Alabama quarterback Tua Tagovailoa (13) passes downfield against Texas A&M during the second half of an NCAA college football game, Saturday, Oct. 12, 2019, in College Station, Texas. (AP Photo/Sam Craft)

The NCAA organization’s top governing board voted unanimously to allow college athletes to be compensated which will mark a huge change for student-athletes. This is more sports news, but it is also relevant media news because the athletes will be getting paid mainly for their image and likeness in the media such as product endorsement commercials and advertisements.

The NCAA’s 3 divisions will have to individually decided their own rules and details regarding this change. The NCAA has always previously been strictly against compensating their players, as they believe there should be a clear distinction between an amateur player and a professional player. Last month, California. became the first state to pass and implement a law that would allow student athletes attending college in the state to be compensated for their likeliness in the media.

This new law is very controversial and people believe it should be heavily distinctive.

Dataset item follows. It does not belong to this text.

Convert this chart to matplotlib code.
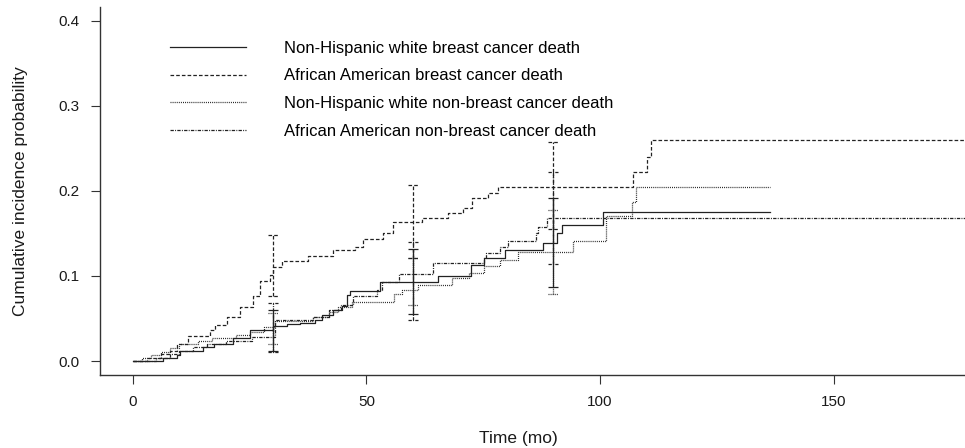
import numpy as np
import matplotlib
matplotlib.use('Agg')
import matplotlib.pyplot as plt

plt.rcParams['font.family'] = ['Liberation Sans', 'DejaVu Sans']
plt.rcParams['lines.scale_dashes'] = False

labels = ["Non-Hispanic white breast cancer death",
          "African American breast cancer death",
          "Non-Hispanic white non-breast cancer death",
          "African American non-breast cancer death"]

# step curves (time in months, cumulative incidence)
nhw_bc_t = [0, 6.5, 9.4, 10.1, 15.1, 17.3, 21.5, 25.1, 30.1, 33.0, 35.8, 39.0, 40.5, 42.9,
            44.7, 45.8, 46.5, 52.9, 65.4, 72.3, 75.2, 79.6, 87.9, 90.7, 91.8, 100.6, 136.4]
nhw_bc_p = [0, 0.004, 0.007, 0.012, 0.016, 0.020, 0.027, 0.036, 0.041, 0.043, 0.045, 0.048,
            0.054, 0.060, 0.065, 0.077, 0.082, 0.093, 0.100, 0.113, 0.121, 0.130, 0.139,
            0.150, 0.160, 0.175, 0.175]

aa_bc_t = [0, 3.0, 6.0, 8.0, 9.4, 11.9, 16.5, 17.6, 20.1, 23.0, 25.8, 27.2, 29.4, 30.1, 31.9,
           37.6, 42.9, 47.6, 49.3, 53.6, 55.7, 61.8, 67.5, 70.7, 72.5, 76.1, 78.2, 107.1,
           110.0, 111.0, 179.0]
aa_bc_p = [0, 0.004, 0.008, 0.012, 0.020, 0.029, 0.036, 0.042, 0.052, 0.064, 0.076, 0.094,
           0.101, 0.111, 0.118, 0.123, 0.130, 0.134, 0.143, 0.150, 0.163, 0.168, 0.174,
           0.180, 0.191, 0.198, 0.205, 0.222, 0.240, 0.260, 0.260]

nhw_oc_t = [0, 2.0, 4.0, 6.0, 8.0, 10.0, 14.0, 17.0, 22.0, 25.0, 28.0, 30.5, 38.6, 42.0,
            44.0, 46.9, 55.9, 57.6, 61.1, 68.3, 72.0, 75.2, 78.5, 82.5, 94.3, 101.3, 106.8,
            107.7, 136.4]
nhw_oc_p = [0, 0.003, 0.007, 0.011, 0.015, 0.020, 0.023, 0.027, 0.030, 0.034, 0.040, 0.047,
            0.052, 0.058, 0.064, 0.069, 0.079, 0.083, 0.089, 0.097, 0.104, 0.112, 0.119,
            0.128, 0.141, 0.170, 0.187, 0.205, 0.205]

aa_oc_t = [0, 5.0, 8.0, 10.0, 13.0, 16.0, 20.0, 25.5, 30.5, 38.6, 42.0, 44.5, 47.2, 52.2,
           53.3, 56.9, 64.2, 75.1, 75.5, 78.6, 80.4, 86.4, 86.8, 88.6, 179.0]
aa_oc_p = [0, 0.004, 0.008, 0.012, 0.016, 0.020, 0.024, 0.028, 0.048, 0.052, 0.060, 0.066,
           0.076, 0.083, 0.093, 0.102, 0.115, 0.121, 0.127, 0.134, 0.141, 0.150, 0.158,
           0.168, 0.168]

# confidence intervals at 30, 60, 90 months
ci_t = [30, 60, 90]
nhw_bc_lo = [0.012, 0.055, 0.087]
nhw_bc_hi = [0.060, 0.132, 0.191]
aa_bc_lo = [0.076, 0.121, 0.155]
aa_bc_hi = [0.148, 0.207, 0.257]
nhw_oc_lo = [0.020, 0.066, 0.079]
nhw_oc_hi = [0.056, 0.121, 0.177]
aa_oc_lo = [0.010, 0.048, 0.114]
aa_oc_hi = [0.068, 0.140, 0.222]

series = [(nhw_bc_t, nhw_bc_p, nhw_bc_lo, nhw_bc_hi, '-'),
          (aa_bc_t, aa_bc_p, aa_bc_lo, aa_bc_hi, (0, (2.6, 1.5))),
          (nhw_oc_t, nhw_oc_p, nhw_oc_lo, nhw_oc_hi, (0, (0.7, 0.8))),
          (aa_oc_t, aa_oc_p, aa_oc_lo, aa_oc_hi, (0, (2.4, 0.9, 0.7, 0.9)))]

col = '#222222'
fig = plt.figure(figsize=(9.65, 4.48), dpi=100)
ax = fig.add_axes([100/965, 73/448, 865/965, 368/448])

handles = []
cap = 1.1
for (t, p, lo, hi, ls), lab in zip(series, labels):
    h, = ax.step(t, p, where='post', color=col, lw=0.9, linestyle=ls, label=lab)
    handles.append(h)
    ax.vlines(ci_t, lo, hi, colors=col, lw=0.9, linestyles=[ls])
    ct = np.array(ci_t)
    ax.hlines(lo, ct - cap, ct + cap, colors=col, lw=0.9, linestyles=[ls])
    ax.hlines(hi, ct - cap, ct + cap, colors=col, lw=0.9, linestyles=[ls])

ax.set_xlim(-7.0, 178.1)
ax.set_ylim(-0.01645, 0.416)
ax.set_xticks([0, 50, 100, 150])
ax.set_yticks([0.0, 0.1, 0.2, 0.3, 0.4])
ax.set_yticklabels(['0.0', '0.1', '0.2', '0.3', '0.4'])
for s in ['top', 'right']:
    ax.spines[s].set_visible(False)
for s in ['left', 'bottom']:
    ax.spines[s].set_color('#333333')
    ax.spines[s].set_linewidth(1.0)
ax.tick_params(direction='out', length=6.5, width=0.8, colors='#333333',
               labelcolor='#1a1a1a', labelsize=11, pad=8)

ax.set_xlabel('Time (mo)', fontsize=12.5, color='#1a1a1a')
ax.xaxis.label.set_va('center')
ax.xaxis.set_label_coords((518 - 100) / 865, (375 - 438) / 368)
ax.set_ylabel('Cumulative incidence probability', fontsize=12.5, color='#1a1a1a')
ax.yaxis.label.set_va('center')
ax.yaxis.set_label_coords((21 - 100) / 865, 0.5)

ax.legend(handles=handles, loc='upper left', bbox_to_anchor=(170 / 965, 1 - 41 / 448),
          bbox_transform=fig.transFigure, frameon=False, fontsize=12,
          handlelength=4.54, handletextpad=2.32, labelspacing=0.75, borderpad=0,
          borderaxespad=0)

fig.savefig('out.png', dpi=100)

People believe that all of the scholarship money each student-athlete receives should be both treated and taxed like income. I don’t think that scholarship money should be received as income because its not getting spent on personal items for entertainment, it’s spent on educational purposes– which is essentially a necessity nowadays. However, it does make sense that if students are getting paid for their athletic likeliness that the money they receive from this should be considered income– because it is. They are essentially working; playing a sport, and getting paid for it. I agree with this new law, and I think it should have been in effect a long time ago. All the players that played sports in college, were great at their sport and the star of their college, but didn’t go on to be in the Professional league, could have had some sort of financial security due to their play in college.